Your task is to transcribe all the entries exactly, excluding pictures.
|---|
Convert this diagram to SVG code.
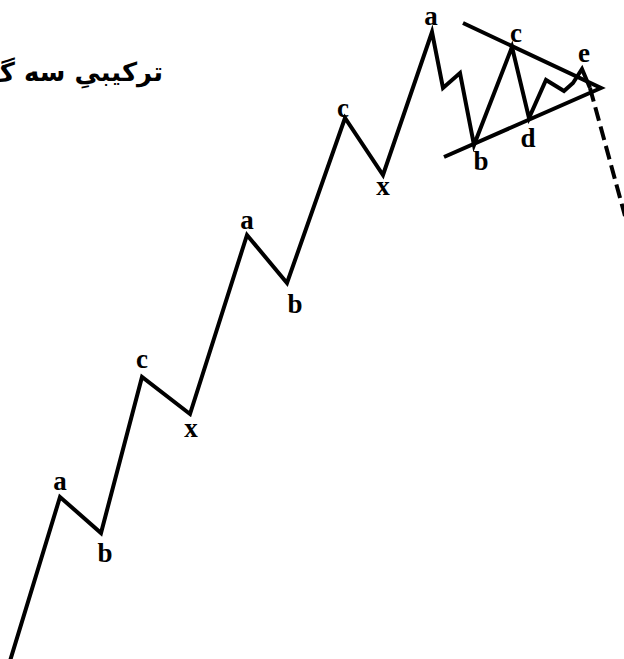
<svg xmlns="http://www.w3.org/2000/svg" width="624" height="659" viewBox="0 0 624 659">
<style>
.w{fill:none;stroke:#000;stroke-width:4;stroke-linejoin:miter;stroke-miterlimit:10}
.d{fill:none;stroke:#000;stroke-width:4;stroke-dasharray:14 6}
.l{font-family:"Liberation Serif","Times New Roman",serif;font-weight:bold;font-size:27px;fill:#000;text-anchor:middle}
.t{font-family:"DejaVu Sans",sans-serif;font-weight:bold;font-size:26px;fill:#000}
</style>
<rect width="624" height="659" fill="#fff"/>
<g id="title"><text class="t" x="163" y="81" text-anchor="end">ترکیبیِ سه گ</text></g>
<g id="connectors">
<polyline class="w" points="10,661 60,497 101,533 142,377 190,414 247,235 287,283 345,118 383,175 432,32 443,88 460,73 474,145 512,47 529,118 546,80 564,91 573,83 582,69 590,88"/>
<line class="d" x1="590" y1="88" x2="625" y2="216"/>
<polyline class="w" points="463,23 601,88 444,157"/>
</g>
<g id="labels">
<text class="l" x="60" y="490">a</text>
<text class="l" x="105" y="562">b</text>
<text class="l" x="142" y="368">c</text>
<text class="l" x="191" y="437">x</text>
<text class="l" x="247" y="229">a</text>
<text class="l" x="295" y="313">b</text>
<text class="l" x="343" y="117">c</text>
<text class="l" x="383" y="195">x</text>
<text class="l" x="431" y="25">a</text>
<text class="l" x="481" y="170">b</text>
<text class="l" x="516" y="42">c</text>
<text class="l" x="528" y="147">d</text>
<text class="l" x="584" y="62">e</text>
</g>
</svg>
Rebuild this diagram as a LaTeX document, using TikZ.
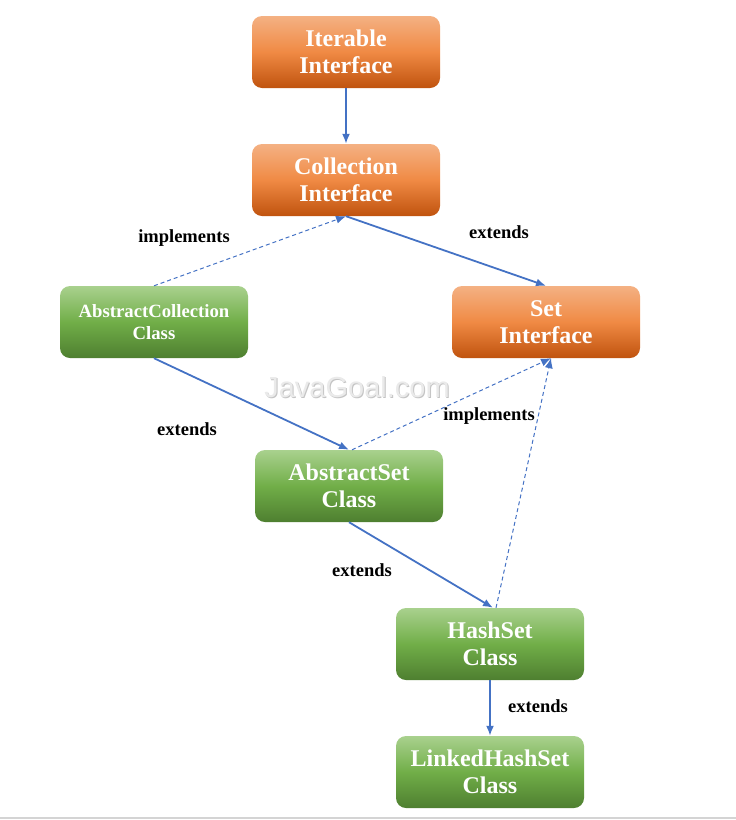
\documentclass[tikz,border=0pt]{standalone}
\usepackage{fontspec}
\setmainfont{Liberation Serif}
\newfontfamily\wmfont{Liberation Sans}
\usetikzlibrary{arrows.meta}
\definecolor{ortop}{HTML}{F4B183}
\definecolor{ormid}{HTML}{F08A44}
\definecolor{orbot}{HTML}{C0530E}
\definecolor{grtop}{HTML}{A9D18E}
\definecolor{grmid}{HTML}{71AE48}
\definecolor{grbot}{HTML}{4E7F30}
\definecolor{arblue}{HTML}{4472C4}
\definecolor{wmlight}{HTML}{EAEAEA}
\definecolor{wmdark}{HTML}{C4C4C4}
\definecolor{rulegray}{HTML}{D4D4D4}

\begin{document}
\begin{tikzpicture}[x=1pt,y=-1pt,
  iface/.style={rounded corners=10pt,minimum width=188pt,minimum height=72pt,
    top color=ortop,bottom color=orbot,middle color=ormid,
    text=white,align=center,font=\fontsize{24}{27}\selectfont\bfseries},
  cls/.style={iface,top color=grtop,bottom color=grbot,middle color=grmid},
  ext/.style={arblue,line width=1.8pt,-{Latex[length=10pt,width=8pt]}},
  impl/.style={arblue,line width=1pt,dash pattern=on 4pt off 3pt,-{Latex[length=10pt,width=8pt]}},
  lbl/.style={font=\fontsize{18.5}{21}\selectfont\bfseries}]
  \useasboundingbox (0,0) rectangle (736,820);
  % watermark
  \node (wms) at (358,388) {\wmfont\fontsize{29}{32}\selectfont\color{wmdark}JavaGoal.com};
  \node (wm) at (357,387) {\wmfont\fontsize{29}{32}\selectfont\color{wmlight}JavaGoal.com};
  % boxes
  \node [iface] (iter) at (346,52) {Iterable\\Interface};
  \node [iface] (coll) at (346,180) {Collection\\Interface};
  \node [cls,font=\fontsize{18.7}{22}\selectfont\bfseries] (absc) at (154,322) {AbstractCollection\\Class};
  \node [iface] (set) at (546,322) {Set\\Interface};
  \node [cls] (abss) at (349,486) {AbstractSet\\Class};
  \node [cls] (hs) at (490,644) {HashSet\\Class};
  \node [cls] (lhs) at (490,772) {LinkedHashSet\\Class};
  % connectors
  \draw [ext] (iter.south) -- (coll.north);
  \draw [ext] (coll.south) -- (set.north);
  \draw [impl] (absc.north) -- (coll.south);
  \draw [ext] (absc.south) -- (abss.north);
  \draw [impl] ([xshift=3pt]abss.north) -- ([xshift=5pt]set.south);
  \draw [ext] (abss.south) -- ([xshift=3pt]hs.north);
  \draw [impl] ([xshift=6pt]hs.north) -- ([xshift=5pt]set.south);
  \draw [ext] (hs.south) -- (lhs.north);
  % labels
  \node [lbl] (l1) at (184,238) {implements};
  \node [lbl] (l2) at (499,232) {extends};
  \node [lbl] (l3) at (187,429) {extends};
  \node [lbl] (l4) at (489,416) {implements};
  \node [lbl] (l5) at (362,570) {extends};
  \node [lbl] (l6) at (538,706) {extends};
  \draw [rulegray,line width=1.5pt] (0,818) -- (736,818);
\end{tikzpicture}
\end{document}
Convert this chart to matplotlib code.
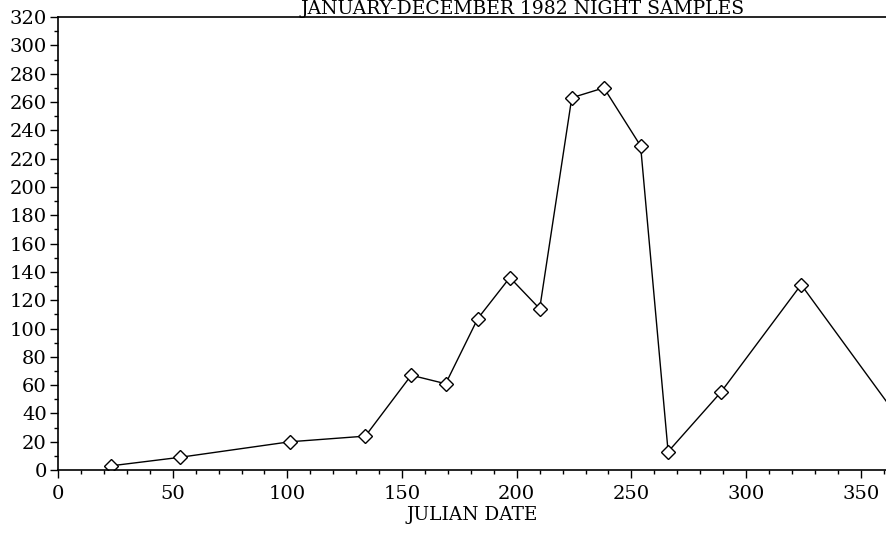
|---|
Result for this task.
Convert this diagram to SVG code.
<svg xmlns="http://www.w3.org/2000/svg" width="624" height="659" viewBox="0 0 624 659">
<style>
.w{fill:none;stroke:#000;stroke-width:4;stroke-linejoin:miter;stroke-miterlimit:10}
.d{fill:none;stroke:#000;stroke-width:4;stroke-dasharray:14 6}
.l{font-family:"Liberation Serif","Times New Roman",serif;font-weight:bold;font-size:27px;fill:#000;text-anchor:middle}
.t{font-family:"DejaVu Sans",sans-serif;font-weight:bold;font-size:26px;fill:#000}
</style>
<rect width="624" height="659" fill="#fff"/>
<g id="title"><text class="t" x="163" y="81" text-anchor="end">ترکیبیِ سه گ</text></g>
<g id="connectors">
<polyline class="w" points="10,661 60,497 101,533 142,377 190,414 247,235 287,283 345,118 383,175 432,32 443,88 460,73 474,145 512,47 529,118 546,80 564,91 573,83 582,69 590,88"/>
<line class="d" x1="590" y1="88" x2="625" y2="216"/>
<polyline class="w" points="463,23 601,88 444,157"/>
</g>
<g id="labels">
<text class="l" x="60" y="490">a</text>
<text class="l" x="105" y="562">b</text>
<text class="l" x="142" y="368">c</text>
<text class="l" x="191" y="437">x</text>
<text class="l" x="247" y="229">a</text>
<text class="l" x="295" y="313">b</text>
<text class="l" x="343" y="117">c</text>
<text class="l" x="383" y="195">x</text>
<text class="l" x="431" y="25">a</text>
<text class="l" x="481" y="170">b</text>
<text class="l" x="516" y="42">c</text>
<text class="l" x="528" y="147">d</text>
<text class="l" x="584" y="62">e</text>
</g>
</svg>
Rebuild this diagram as a LaTeX document, using TikZ.
\documentclass[tikz,border=0pt]{standalone}
\usepackage{fontspec}
\setmainfont{Liberation Serif}
\newfontfamily\wmfont{Liberation Sans}
\usetikzlibrary{arrows.meta}
\definecolor{ortop}{HTML}{F4B183}
\definecolor{ormid}{HTML}{F08A44}
\definecolor{orbot}{HTML}{C0530E}
\definecolor{grtop}{HTML}{A9D18E}
\definecolor{grmid}{HTML}{71AE48}
\definecolor{grbot}{HTML}{4E7F30}
\definecolor{arblue}{HTML}{4472C4}
\definecolor{wmlight}{HTML}{EAEAEA}
\definecolor{wmdark}{HTML}{C4C4C4}
\definecolor{rulegray}{HTML}{D4D4D4}

\begin{document}
\begin{tikzpicture}[x=1pt,y=-1pt,
  iface/.style={rounded corners=10pt,minimum width=188pt,minimum height=72pt,
    top color=ortop,bottom color=orbot,middle color=ormid,
    text=white,align=center,font=\fontsize{24}{27}\selectfont\bfseries},
  cls/.style={iface,top color=grtop,bottom color=grbot,middle color=grmid},
  ext/.style={arblue,line width=1.8pt,-{Latex[length=10pt,width=8pt]}},
  impl/.style={arblue,line width=1pt,dash pattern=on 4pt off 3pt,-{Latex[length=10pt,width=8pt]}},
  lbl/.style={font=\fontsize{18.5}{21}\selectfont\bfseries}]
  \useasboundingbox (0,0) rectangle (736,820);
  % watermark
  \node (wms) at (358,388) {\wmfont\fontsize{29}{32}\selectfont\color{wmdark}JavaGoal.com};
  \node (wm) at (357,387) {\wmfont\fontsize{29}{32}\selectfont\color{wmlight}JavaGoal.com};
  % boxes
  \node [iface] (iter) at (346,52) {Iterable\\Interface};
  \node [iface] (coll) at (346,180) {Collection\\Interface};
  \node [cls,font=\fontsize{18.7}{22}\selectfont\bfseries] (absc) at (154,322) {AbstractCollection\\Class};
  \node [iface] (set) at (546,322) {Set\\Interface};
  \node [cls] (abss) at (349,486) {AbstractSet\\Class};
  \node [cls] (hs) at (490,644) {HashSet\\Class};
  \node [cls] (lhs) at (490,772) {LinkedHashSet\\Class};
  % connectors
  \draw [ext] (iter.south) -- (coll.north);
  \draw [ext] (coll.south) -- (set.north);
  \draw [impl] (absc.north) -- (coll.south);
  \draw [ext] (absc.south) -- (abss.north);
  \draw [impl] ([xshift=3pt]abss.north) -- ([xshift=5pt]set.south);
  \draw [ext] (abss.south) -- ([xshift=3pt]hs.north);
  \draw [impl] ([xshift=6pt]hs.north) -- ([xshift=5pt]set.south);
  \draw [ext] (hs.south) -- (lhs.north);
  % labels
  \node [lbl] (l1) at (184,238) {implements};
  \node [lbl] (l2) at (499,232) {extends};
  \node [lbl] (l3) at (187,429) {extends};
  \node [lbl] (l4) at (489,416) {implements};
  \node [lbl] (l5) at (362,570) {extends};
  \node [lbl] (l6) at (538,706) {extends};
  \draw [rulegray,line width=1.5pt] (0,818) -- (736,818);
\end{tikzpicture}
\end{document}
Convert this chart to matplotlib code.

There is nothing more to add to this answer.